I sure hope that CTCA is as good as it seems. Patients in the throes of "C" can be very desperate and easy pickens' for the wrong ones. See Laetrille and the Contrares(sp) brothers

Anonymous said...

My dad was first diagnosed with stage 3 colon cancer. He has had two surgerys, chemo and now is stage 4 and its everywhere. He has seen over 5 different dr's and no one seems to care or can even figure out how to treat him. So i called Ctca and he is there now. From his first phone call i could here some hope and happiness in his voice. Im not sure how it will turn out as his cancer is advanced. The one thing i can say thus far is they are treating my dad very good and giving him a feeling of hope. Which is more than the last five did. Ill post again with an update after he returns.

Sandra Beckwith said...

Good luck, Anonymous.

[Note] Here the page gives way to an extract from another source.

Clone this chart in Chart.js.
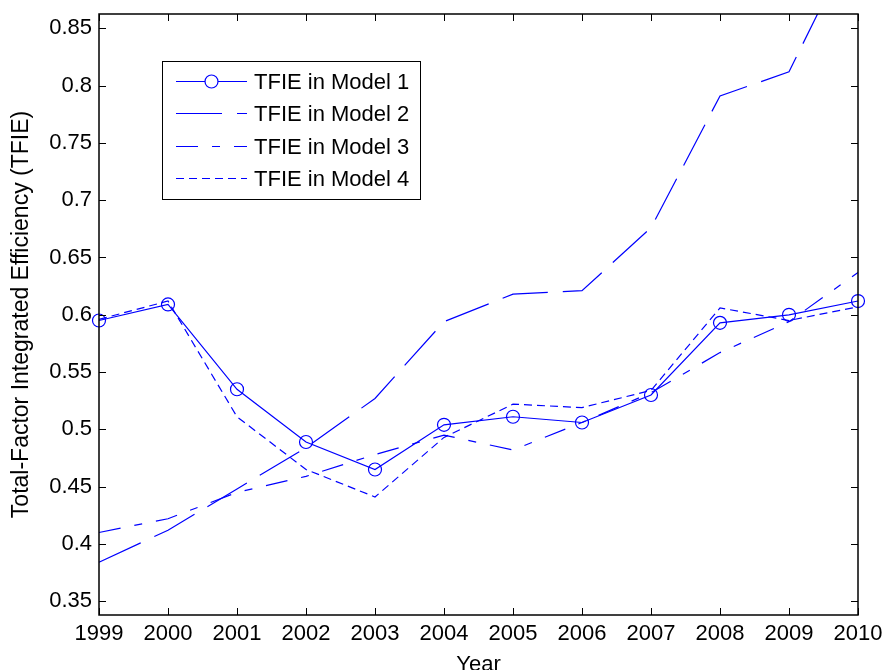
<!DOCTYPE html>
<html>
<head>
<meta charset="utf-8">
<script src="https://cdn.jsdelivr.net/npm/chart.js@4.4.0/dist/chart.umd.min.js"></script>
<style>
  html, body { margin: 0; padding: 0; background: #fff; }
  #wrap { width: 885px; height: 670px; }
</style>
</head>
<body>
<div id="wrap"><canvas id="tfieChart" width="885" height="670"></canvas></div>
<script>
const years  = ['1999','2000','2001','2002','2003','2004','2005','2006','2007','2008','2009','2010'];
const model1 = [0.595, 0.609, 0.535, 0.489, 0.465, 0.504, 0.511, 0.506, 0.530, 0.593, 0.600, 0.612];
const model2 = [0.384, 0.412, 0.448, 0.484, 0.527, 0.594, 0.618, 0.621, 0.676, 0.791, 0.812, 0.934];
const model3 = [0.410, 0.422, 0.445, 0.459, 0.478, 0.495, 0.482, 0.506, 0.532, 0.567, 0.594, 0.637];
const model4 = [0.596, 0.612, 0.511, 0.465, 0.441, 0.493, 0.522, 0.519, 0.534, 0.606, 0.595, 0.607];
const yTicks = [0.35, 0.40, 0.45, 0.50, 0.55, 0.60, 0.65, 0.70, 0.75, 0.80, 0.85];
const seriesNames = ['TFIE in Model 1', 'TFIE in Model 2', 'TFIE in Model 3', 'TFIE in Model 4'];

const BLUE = '#0000ff';
const FONT = 'Liberation Sans, Arial, sans-serif';

// MATLAB style box with inward ticks on all four sides
const boxPlugin = {
  id: 'boxTicks',
  afterDatasetsDraw(chart) {
    const { ctx, chartArea: a, scales: { x, y } } = chart;
    const len = 7;
    ctx.save();
    ctx.strokeStyle = '#000';
    ctx.lineWidth = 1;
    x.ticks.forEach((t, i) => {
      const px = Math.round(x.getPixelForTick(i)) + 0.5;
      ctx.beginPath();
      ctx.moveTo(px, a.bottom); ctx.lineTo(px, a.bottom - len);
      ctx.moveTo(px, a.top);    ctx.lineTo(px, a.top + len);
      ctx.stroke();
    });
    y.ticks.forEach(t => {
      const py = Math.round(y.getPixelForValue(t.value)) + 0.5;
      ctx.beginPath();
      ctx.moveTo(a.left, py);  ctx.lineTo(a.left + len, py);
      ctx.moveTo(a.right, py); ctx.lineTo(a.right - len, py);
      ctx.stroke();
    });
    ctx.lineWidth = 1.5;
    ctx.strokeRect(Math.round(a.left), Math.round(a.top),
                   Math.round(a.right - a.left), Math.round(a.bottom - a.top));
    ctx.restore();
  }
};

// legend box inside the plot, top-left
const legendPlugin = {
  id: 'insideLegend',
  afterDraw(chart) {
    const { ctx } = chart;
    const bx = 162, by = 61, bw = 258, bh = 138;
    ctx.save();
    ctx.fillStyle = '#fff';
    ctx.fillRect(bx, by, bw, bh);
    ctx.strokeStyle = '#000';
    ctx.lineWidth = 1;
    ctx.strokeRect(bx + 0.5, by + 0.5, bw, bh);
    ctx.font = '22px ' + FONT;
    ctx.textBaseline = 'middle';
    chart.data.datasets.forEach((ds, i) => {
      const ry = Math.round(80.5 + i * 32.5) + 0.5;
      ctx.strokeStyle = ds.borderColor;
      ctx.lineWidth = ds.borderWidth;
      ctx.setLineDash(ds.borderDash || []);
      ctx.beginPath();
      ctx.moveTo(176, ry); ctx.lineTo(247, ry);
      ctx.stroke();
      ctx.setLineDash([]);
      if (ds.pointRadius > 0) {
        ctx.beginPath();
        ctx.arc(211.5, ry, ds.pointRadius, 0, Math.PI * 2);
        ctx.fillStyle = '#fff';
        ctx.fill();
        ctx.stroke();
      }
      ctx.fillStyle = '#000';
      ctx.fillText(ds.label, 254, ry + 1);
    });
    ctx.restore();
  }
};

function lineSet(label, data, dash, radius) {
  return {
    label, data,
    borderColor: BLUE,
    backgroundColor: 'rgba(0,0,0,0)',
    borderWidth: 1.2,
    borderDash: dash,
    pointRadius: radius,
    pointBorderColor: BLUE,
    pointBackgroundColor: 'rgba(0,0,0,0)',
    pointBorderWidth: 1.2,
    tension: 0,
    fill: false
  };
}

function noPad(s) {
  s.paddingTop = 0; s.paddingBottom = 0; s.paddingLeft = 0; s.paddingRight = 0;
}

new Chart(document.getElementById('tfieChart').getContext('2d'), {
  type: 'line',
  data: {
    labels: years,
    datasets: [
      lineSet(seriesNames[0], model1, [], 6.5),
      lineSet(seriesNames[1], model2, [46, 15], 0),
      lineSet(seriesNames[2], model3, [22, 14, 8, 14], 0),
      lineSet(seriesNames[3], model4, [8, 5], 0)
    ]
  },
  options: {
    responsive: false,
    animation: false,
    devicePixelRatio: 1,
    layout: { padding: { top: 14, right: 27, left: 0, bottom: 0 } },
    plugins: { legend: { display: false }, tooltip: { enabled: false } },
    scales: {
      x: {
        type: 'category',
        offset: false,
        grid: { display: false, drawTicks: false },
        border: { display: false },
        ticks: { color: '#000', font: { family: FONT, size: 22 }, padding: 6, maxRotation: 0, autoSkip: false },
        title: { display: true, text: 'Year', color: '#000', font: { family: FONT, size: 22 }, padding: { top: 0, bottom: -8 } },
        afterFit(s) { s.height = 55; noPad(s); }
      },
      y: {
        min: 0.338,
        max: 0.8625,
        grid: { display: false, drawTicks: false },
        border: { display: false },
        afterBuildTicks(s) { s.ticks = yTicks.map(v => ({ value: v })); },
        ticks: {
          color: '#000',
          font: { family: FONT, size: 22 },
          padding: 7,
          callback: v => String(Number(v.toFixed(2)))
        },
        title: { display: true, text: 'Total-Factor Integrated Efficiency (TFIE)', color: '#000', font: { family: FONT, size: 23 }, padding: { top: 8, bottom: 0 } },
        afterFit(s) { s.width = 99; noPad(s); }
      }
    }
  },
  plugins: [boxPlugin, legendPlugin]
});
</script>
</body>
</html>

There's always hope.

Anonymous said...

Just wanted to leave an update about my dad at ctca. He said that his care has been excellent there and that they have way better Dr's who explain things. He also has only had to spend a hundred dollars out of pocket for his room. He also says that most people there are not even sick from their chemo treatments and that a lot of these people even came from Md anderson, mayo clinic and other top hospitals. I just wished we would have went here first. If you have a doubt i would reccomend ctca. If they except you and your insurance go there first! Dont wait they are what they claim to be.

Anonymous said...

Please update us. If it's bad, I'm sure it's hard to post, but if it's good the more hope there can be.

Susan Bridges said...

I am very happy for Roger Stump, but his survival represents the less than 1% of pancreatic cancer survivors. Please do not go to CTCA and think you are going to be the next Roger Stump. You would have a better chance of being struck by lightning and winning the lottery too. We went there with stage IV cancer and without even a current scan, they hooked my 58 year old athletic husband up to toxic chemo. The cancer was absolutely everywhere, and they didn't even check, but they did get a BIG CHECK....$80,000 without even spending a night in a hosptial. He was there about 6 hours and the last four months of his life were completely miserable. He went from 195 to 137 and looked like a walking skeleton. I wish I had never seen those constant television ads that give desperate people like us that glimmer of hope that is completely false.